### Extracted data entries
═══

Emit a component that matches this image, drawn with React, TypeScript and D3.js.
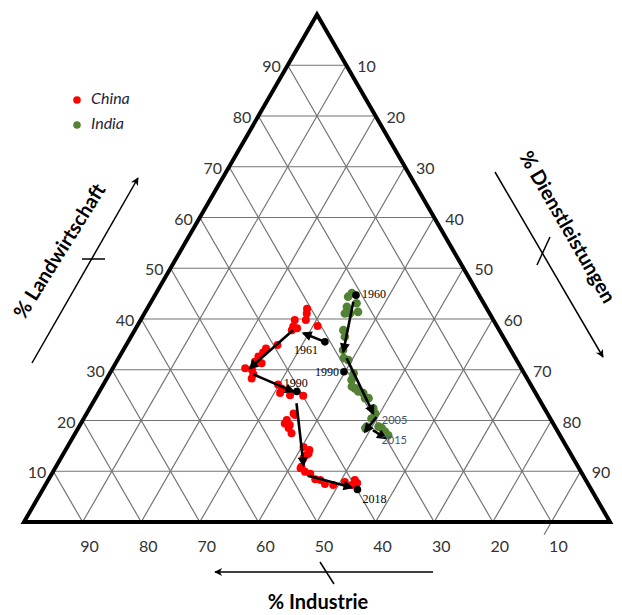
import React from 'react';
import * as d3 from 'd3';

// ternary rows: [agriculture %, industry %, services %]
const chinaPoints = [
  [42.0, 30.7, 27.3], [41.1, 31.2, 27.7], [39.8, 32.0, 28.2], [39.8, 33.9, 26.3], [38.6, 30.6, 30.8],
  [38.5, 34.8, 26.7], [38.2, 34.3, 27.5], [37.8, 35.4, 26.8], [34.9, 39.3, 25.8], [34.2, 41.6, 24.2],
  [33.4, 42.5, 24.1], [32.6, 43.7, 23.7], [31.3, 43.8, 24.9], [31.6, 44.8, 23.6], [30.3, 47.1, 22.6],
  [30.0, 46.1, 23.9], [29.1, 46.3, 24.6], [28.3, 47.0, 24.7], [27.1, 43.1, 29.8], [26.3, 42.9, 30.8],
  [25.4, 43.6, 31.0], [25.0, 42.1, 32.9], [24.9, 39.9, 35.2], [21.4, 43.3, 35.3], [21.1, 43.2, 35.7],
  [20.1, 45.1, 34.8], [19.4, 45.8, 34.8], [19.1, 45.1, 35.8], [18.5, 45.6, 35.9], [17.5, 45.6, 36.9],
  [14.8, 44.9, 40.3], [14.2, 44.2, 41.6], [13.5, 44.7, 41.8], [13.2, 45.2, 41.6], [12.6, 46.0, 41.4],
  [10.9, 47.2, 41.9], [10.6, 47.5, 41.9], [9.9, 47.1, 43.0], [9.5, 46.4, 44.1], [8.4, 46.1, 45.5],
  [8.3, 45.3, 46.4], [7.5, 44.9, 47.6], [7.3, 43.6, 49.1], [7.9, 41.3, 50.8], [8.3, 39.4, 52.3],
  [7.7, 39.3, 53.0], [7.3, 40.4, 52.3],
];

const indiaPoints = [
  [45.1, 21.5, 33.4], [44.4, 22.5, 33.1], [43.1, 21.7, 35.2], [42.4, 23.7, 33.9], [41.4, 22.3, 36.3],
  [41.1, 24.7, 34.2], [41.1, 23.8, 35.1], [37.8, 26.6, 35.6], [36.5, 27.0, 36.5], [33.9, 28.6, 37.5],
  [32.3, 29.3, 38.4], [31.9, 28.7, 39.4], [29.3, 29.1, 41.6], [28.0, 30.1, 41.9], [26.7, 30.7, 42.6],
  [26.3, 30.1, 43.6], [26.3, 30.4, 43.3], [25.7, 30.1, 44.2], [25.4, 29.4, 45.2], [24.4, 29.0, 46.6],
  [24.4, 29.6, 46.0], [22.4, 29.2, 48.4], [21.4, 29.4, 49.2], [20.4, 30.5, 49.1], [18.8, 32.1, 49.1],
  [18.5, 32.5, 49.0], [18.8, 30.1, 51.1], [18.5, 29.7, 51.8], [17.8, 29.5, 52.7], [17.1, 29.3, 53.6],
];

// trend arrows [from, to]
const chinaArrows = [
  [[35.5, 30.9, 33.6], [37.2, 33.7, 29.1]],
  [[37.8, 35.2, 27.0], [30.3, 46.3, 23.4]],
  [[29.1, 46.3, 24.6], [25.7, 41.2, 33.1]],
  [[23.4, 41.8, 34.8], [11.2, 46.7, 42.1]],
  [[9.1, 46.9, 44.0], [6.8, 40.7, 52.5]],
];

const indiaArrows = [
  [[43.4, 22.1, 34.5], [33.6, 28.7, 37.7]],
  [[32.3, 28.8, 38.9], [21.4, 29.7, 48.9]],
  [[20.7, 29.5, 49.8], [17.8, 32.9, 49.3]],
  [[18.1, 31.4, 50.5], [16.5, 30.1, 53.4]],
];

// year markers
const chinaYears = [
  { year: '1961', p: [35.5, 30.9, 33.6], dx: -31, dy: 12, anchor: 'start' },
  { year: '1990', p: [25.7, 40.6, 33.7], dx: -13, dy: -5, anchor: 'start' },
  { year: '2018', p: [6.4, 39.9, 53.7], dx: 5, dy: 13, anchor: 'start' },
];
const indiaYears = [
  { year: '1960', p: [44.7, 21.0, 34.3], dx: 6, dy: 3, anchor: 'start' },
  { year: '1990', p: [29.6, 30.6, 39.8], dx: -5, dy: 4, anchor: 'end' },
];
const indiaLabels = [
  { year: '2005', p: [19.3, 29.3, 51.4] },
  { year: '2015', p: [15.4, 31.3, 53.3] },
];

const ticks = [10, 20, 30, 40, 50, 60, 70, 80, 90];

const W = 622;
const H = 615;

const xS = d3.scaleLinear().domain([0, 100]).range([24, 610]);
const yS = d3.scaleLinear().domain([0, 100]).range([522, 14.5]);

// a = agriculture (top), i = industry (bottom-left), s = services (bottom-right)
const proj = (p: number[]) => {
  const a = p[0];
  const s = p[2];
  return [xS(s + a / 2), yS(a)];
};

const grey = '#737373';
const numFont = 'Lato, "Open Sans", sans-serif';

export default function App() {
  const corners = [proj([100, 0, 0]), proj([0, 100, 0]), proj([0, 0, 100])];
  const border = d3.line()(corners as any) + 'Z';

  const grid: number[][][] = [];
  ticks.forEach(k => {
    grid.push([proj([k, 100 - k, 0]), proj([k, 0, 100 - k])]);
    grid.push([proj([100 - k, k, 0]), proj([0, k, 100 - k])]);
    grid.push([proj([100 - k, 0, k]), proj([0, 100 - k, k])]);
  });
  // small overhang below the base
  const hang = [proj([0, 10, 90]), proj([-2.5, 12.5, 90])];

  const arrowLine = (ar: number[][], key: string) => {
    const [x1, y1] = proj(ar[0]);
    const [x2, y2] = proj(ar[1]);
    return <line key={key} x1={x1} y1={y1} x2={x2} y2={y2} stroke="#000" strokeWidth={2.6} markerEnd="url(#head)" />;
  };

  return (
    <svg width={W} height={H} style={{ position: 'absolute', left: 0, top: 0, background: '#fff' }}>
      <defs>
        <marker id="head" viewBox="0 0 10 10" refX={8} refY={5} markerWidth={11} markerHeight={10} markerUnits="userSpaceOnUse" orient="auto">
          <path d="M0,0 L10,5 L0,10 z" fill="#000" />
        </marker>
        <marker id="headSmall" viewBox="0 0 10 10" refX={9} refY={5} markerWidth={11} markerHeight={8} markerUnits="userSpaceOnUse" orient="auto">
          <path d="M0,0 L10,5 L0,10 L3,5 z" fill="#000" />
        </marker>
      </defs>

      {grid.map((g, i) => (
        <line key={'g' + i} x1={g[0][0]} y1={g[0][1]} x2={g[1][0]} y2={g[1][1]} stroke={grey} strokeWidth={1.2} />
      ))}
      <line x1={hang[0][0]} y1={hang[0][1]} x2={hang[1][0]} y2={hang[1][1]} stroke={grey} strokeWidth={1.2} />
      <path d={border} fill="none" stroke="#000" strokeWidth={4} strokeLinejoin="miter" />

      {/* tick labels */}
      <g fontFamily={numFont} fontSize={16} fill="#333">
        {ticks.map(k => {
          const [x, y] = proj([k, 100 - k, 0]);
          return <text key={'l' + k} x={x - 7} y={y + 3} textAnchor="end" dominantBaseline="middle">{k}</text>;
        })}
        {ticks.map(k => {
          const [x, y] = proj([100 - k, 0, k]);
          return <text key={'r' + k} x={x + 11} y={y + 3} textAnchor="start" dominantBaseline="middle">{k}</text>;
        })}
        {ticks.map(k => {
          const [x] = proj([0, k, 100 - k]);
          return <text key={'b' + k} x={x + 7} y={548} textAnchor="middle" dominantBaseline="middle">{k}</text>;
        })}
      </g>

      {/* series */}
      {chinaPoints.map((p, i) => {
        const [x, y] = proj(p);
        return <circle key={'c' + i} cx={x} cy={y} r={4} fill="#ff0000" />;
      })}
      {indiaPoints.map((p, i) => {
        const [x, y] = proj(p);
        return <circle key={'n' + i} cx={x} cy={y} r={4.3} fill="#548235" />;
      })}

      {chinaArrows.map((a, i) => arrowLine(a, 'ca' + i))}
      {indiaArrows.map((a, i) => arrowLine(a, 'ia' + i))}

      {[...chinaYears, ...indiaYears].map((d, i) => {
        const [x, y] = proj(d.p);
        return (
          <g key={'y' + i}>
            <circle cx={x} cy={y} r={3.8} fill="#000" />
            <text x={x + d.dx} y={y + d.dy} textAnchor={d.anchor as any} fontFamily='"Liberation Serif", serif' fontSize={12} fill="#000">{d.year}</text>
          </g>
        );
      })}
      {indiaLabels.map((d, i) => {
        const [x, y] = proj(d.p);
        return <text key={'il' + i} x={x} y={y} fontFamily={numFont} fontSize={11} fill="#44546a">{d.year}</text>;
      })}

      {/* legend */}
      <circle cx={77} cy={100} r={3.8} fill="#ff0000" />
      <text x={91} y={100} dominantBaseline="middle" fontFamily={numFont} fontStyle="italic" fontSize={16} fill="#1f2440">China</text>
      <circle cx={77} cy={125} r={3.8} fill="#548235" />
      <text x={91} y={125} dominantBaseline="middle" fontFamily={numFont} fontStyle="italic" fontSize={16} fill="#1f2440">India</text>

      {/* axis titles with direction arrows */}
      <line x1={32} y1={363} x2={138} y2={178} stroke="#000" strokeWidth={1.5} markerEnd="url(#headSmall)" />
      <line x1={82} y1={259} x2={105} y2={259} stroke="#000" strokeWidth={1.5} />
      <text transform="translate(61,252) rotate(-58)" textAnchor="middle" dominantBaseline="middle" fontFamily={numFont} fontWeight="bold" fontSize={20} fill="#000">% Landwirtschaft</text>

      <line x1={495} y1={172} x2={603} y2={357} stroke="#000" strokeWidth={1.5} markerEnd="url(#headSmall)" />
      <line x1={550} y1={237} x2={537} y2={265} stroke="#000" strokeWidth={1.5} />
      <text transform="translate(566,228) rotate(60)" textAnchor="middle" dominantBaseline="middle" fontFamily={numFont} fontWeight="bold" fontSize={20} fill="#000">% Dienstleistungen</text>

      <line x1={433} y1={572} x2={215} y2={572} stroke="#000" strokeWidth={1.5} markerEnd="url(#headSmall)" />
      <line x1={320} y1={562} x2={334} y2={584} stroke="#000" strokeWidth={1.5} />
      <text x={318} y={604} textAnchor="middle" dominantBaseline="middle" fontFamily={numFont} fontWeight="bold" fontSize={20} fill="#000">% Industrie</text>
    </svg>
  );
}
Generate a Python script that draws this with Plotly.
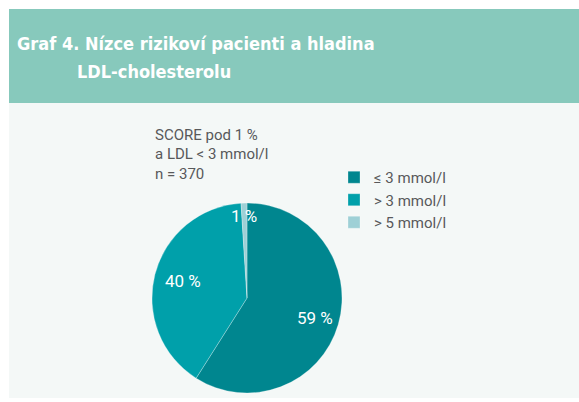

═══

### Work to be completed
Filter the records above for lines containing the word "that", and copy those lines.

### Reply
Emit a component that matches this image, drawn with React, TypeScript and D3.js.
Generate a Python script that draws this with Plotly.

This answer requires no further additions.